GIVEN MATERIAL
— Begin —

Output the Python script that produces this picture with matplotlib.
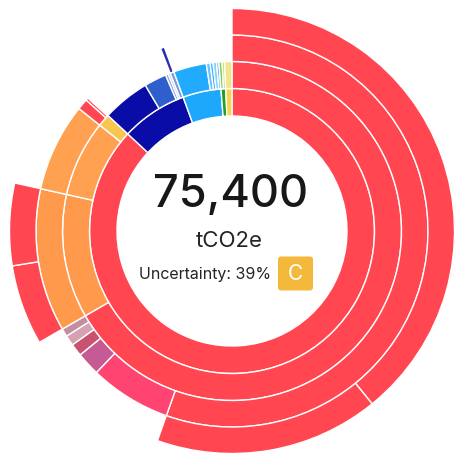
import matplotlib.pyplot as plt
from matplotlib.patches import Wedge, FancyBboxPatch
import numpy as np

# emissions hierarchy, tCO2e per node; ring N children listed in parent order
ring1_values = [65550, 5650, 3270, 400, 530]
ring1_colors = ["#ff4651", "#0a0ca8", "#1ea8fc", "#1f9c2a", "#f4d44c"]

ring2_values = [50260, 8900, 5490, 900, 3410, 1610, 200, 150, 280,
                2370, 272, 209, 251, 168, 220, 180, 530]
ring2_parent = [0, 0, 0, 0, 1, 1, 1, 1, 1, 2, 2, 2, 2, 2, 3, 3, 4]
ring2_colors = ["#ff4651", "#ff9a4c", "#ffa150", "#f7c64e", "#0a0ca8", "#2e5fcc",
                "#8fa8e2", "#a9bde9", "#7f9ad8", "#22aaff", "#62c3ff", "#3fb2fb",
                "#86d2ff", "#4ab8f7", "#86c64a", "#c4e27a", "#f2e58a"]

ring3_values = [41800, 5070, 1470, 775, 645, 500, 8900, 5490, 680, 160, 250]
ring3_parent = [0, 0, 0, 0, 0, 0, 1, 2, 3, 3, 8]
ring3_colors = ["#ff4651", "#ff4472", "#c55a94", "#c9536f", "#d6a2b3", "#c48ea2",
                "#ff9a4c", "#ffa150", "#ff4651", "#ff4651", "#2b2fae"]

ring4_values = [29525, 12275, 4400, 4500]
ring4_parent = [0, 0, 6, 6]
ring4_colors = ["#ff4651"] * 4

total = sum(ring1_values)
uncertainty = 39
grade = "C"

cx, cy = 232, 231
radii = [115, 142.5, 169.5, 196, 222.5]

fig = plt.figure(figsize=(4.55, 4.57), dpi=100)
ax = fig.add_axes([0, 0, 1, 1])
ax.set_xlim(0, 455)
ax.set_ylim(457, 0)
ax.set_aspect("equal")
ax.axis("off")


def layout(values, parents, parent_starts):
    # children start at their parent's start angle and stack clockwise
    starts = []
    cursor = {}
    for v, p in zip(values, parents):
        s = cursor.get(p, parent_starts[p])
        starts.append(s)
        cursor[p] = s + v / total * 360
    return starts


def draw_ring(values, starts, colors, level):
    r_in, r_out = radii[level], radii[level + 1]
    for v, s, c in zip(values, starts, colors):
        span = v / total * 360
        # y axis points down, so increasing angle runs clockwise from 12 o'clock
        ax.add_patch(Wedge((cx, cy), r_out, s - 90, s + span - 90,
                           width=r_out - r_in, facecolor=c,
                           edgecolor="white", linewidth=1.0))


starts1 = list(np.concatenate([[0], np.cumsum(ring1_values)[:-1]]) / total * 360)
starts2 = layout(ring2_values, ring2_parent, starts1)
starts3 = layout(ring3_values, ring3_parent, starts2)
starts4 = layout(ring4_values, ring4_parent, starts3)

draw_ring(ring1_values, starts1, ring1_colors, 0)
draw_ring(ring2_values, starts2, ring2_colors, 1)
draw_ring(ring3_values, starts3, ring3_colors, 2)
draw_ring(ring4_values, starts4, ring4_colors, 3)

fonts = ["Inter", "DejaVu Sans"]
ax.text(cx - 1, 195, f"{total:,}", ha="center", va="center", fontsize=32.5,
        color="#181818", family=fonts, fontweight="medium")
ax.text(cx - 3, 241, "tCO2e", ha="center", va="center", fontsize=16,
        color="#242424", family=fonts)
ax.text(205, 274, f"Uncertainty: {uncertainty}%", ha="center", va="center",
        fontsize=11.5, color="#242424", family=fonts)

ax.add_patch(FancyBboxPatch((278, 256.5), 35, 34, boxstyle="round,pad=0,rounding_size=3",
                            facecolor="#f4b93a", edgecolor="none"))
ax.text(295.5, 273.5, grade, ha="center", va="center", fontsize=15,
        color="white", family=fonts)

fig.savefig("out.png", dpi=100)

— End —

STATED EXERCISE
Return to the listing above and set it down exactly, leaving out its pictures.

PROBLEM SOLUTION
Output the Python script that produces this picture with matplotlib.
import matplotlib.pyplot as plt
from matplotlib.patches import Wedge, FancyBboxPatch
import numpy as np

# emissions hierarchy, tCO2e per node; ring N children listed in parent order
ring1_values = [65550, 5650, 3270, 400, 530]
ring1_colors = ["#ff4651", "#0a0ca8", "#1ea8fc", "#1f9c2a", "#f4d44c"]

ring2_values = [50260, 8900, 5490, 900, 3410, 1610, 200, 150, 280,
                2370, 272, 209, 251, 168, 220, 180, 530]
ring2_parent = [0, 0, 0, 0, 1, 1, 1, 1, 1, 2, 2, 2, 2, 2, 3, 3, 4]
ring2_colors = ["#ff4651", "#ff9a4c", "#ffa150", "#f7c64e", "#0a0ca8", "#2e5fcc",
                "#8fa8e2", "#a9bde9", "#7f9ad8", "#22aaff", "#62c3ff", "#3fb2fb",
                "#86d2ff", "#4ab8f7", "#86c64a", "#c4e27a", "#f2e58a"]

ring3_values = [41800, 5070, 1470, 775, 645, 500, 8900, 5490, 680, 160, 250]
ring3_parent = [0, 0, 0, 0, 0, 0, 1, 2, 3, 3, 8]
ring3_colors = ["#ff4651", "#ff4472", "#c55a94", "#c9536f", "#d6a2b3", "#c48ea2",
                "#ff9a4c", "#ffa150", "#ff4651", "#ff4651", "#2b2fae"]

ring4_values = [29525, 12275, 4400, 4500]
ring4_parent = [0, 0, 6, 6]
ring4_colors = ["#ff4651"] * 4

total = sum(ring1_values)
uncertainty = 39
grade = "C"

cx, cy = 232, 231
radii = [115, 142.5, 169.5, 196, 222.5]

fig = plt.figure(figsize=(4.55, 4.57), dpi=100)
ax = fig.add_axes([0, 0, 1, 1])
ax.set_xlim(0, 455)
ax.set_ylim(457, 0)
ax.set_aspect("equal")
ax.axis("off")


def layout(values, parents, parent_starts):
    # children start at their parent's start angle and stack clockwise
    starts = []
    cursor = {}
    for v, p in zip(values, parents):
        s = cursor.get(p, parent_starts[p])
        starts.append(s)
        cursor[p] = s + v / total * 360
    return starts


def draw_ring(values, starts, colors, level):
    r_in, r_out = radii[level], radii[level + 1]
    for v, s, c in zip(values, starts, colors):
        span = v / total * 360
        # y axis points down, so increasing angle runs clockwise from 12 o'clock
        ax.add_patch(Wedge((cx, cy), r_out, s - 90, s + span - 90,
                           width=r_out - r_in, facecolor=c,
                           edgecolor="white", linewidth=1.0))


starts1 = list(np.concatenate([[0], np.cumsum(ring1_values)[:-1]]) / total * 360)
starts2 = layout(ring2_values, ring2_parent, starts1)
starts3 = layout(ring3_values, ring3_parent, starts2)
starts4 = layout(ring4_values, ring4_parent, starts3)

draw_ring(ring1_values, starts1, ring1_colors, 0)
draw_ring(ring2_values, starts2, ring2_colors, 1)
draw_ring(ring3_values, starts3, ring3_colors, 2)
draw_ring(ring4_values, starts4, ring4_colors, 3)

fonts = ["Inter", "DejaVu Sans"]
ax.text(cx - 1, 195, f"{total:,}", ha="center", va="center", fontsize=32.5,
        color="#181818", family=fonts, fontweight="medium")
ax.text(cx - 3, 241, "tCO2e", ha="center", va="center", fontsize=16,
        color="#242424", family=fonts)
ax.text(205, 274, f"Uncertainty: {uncertainty}%", ha="center", va="center",
        fontsize=11.5, color="#242424", family=fonts)

ax.add_patch(FancyBboxPatch((278, 256.5), 35, 34, boxstyle="round,pad=0,rounding_size=3",
                            facecolor="#f4b93a", edgecolor="none"))
ax.text(295.5, 273.5, grade, ha="center", va="center", fontsize=15,
        color="white", family=fonts)

fig.savefig("out.png", dpi=100)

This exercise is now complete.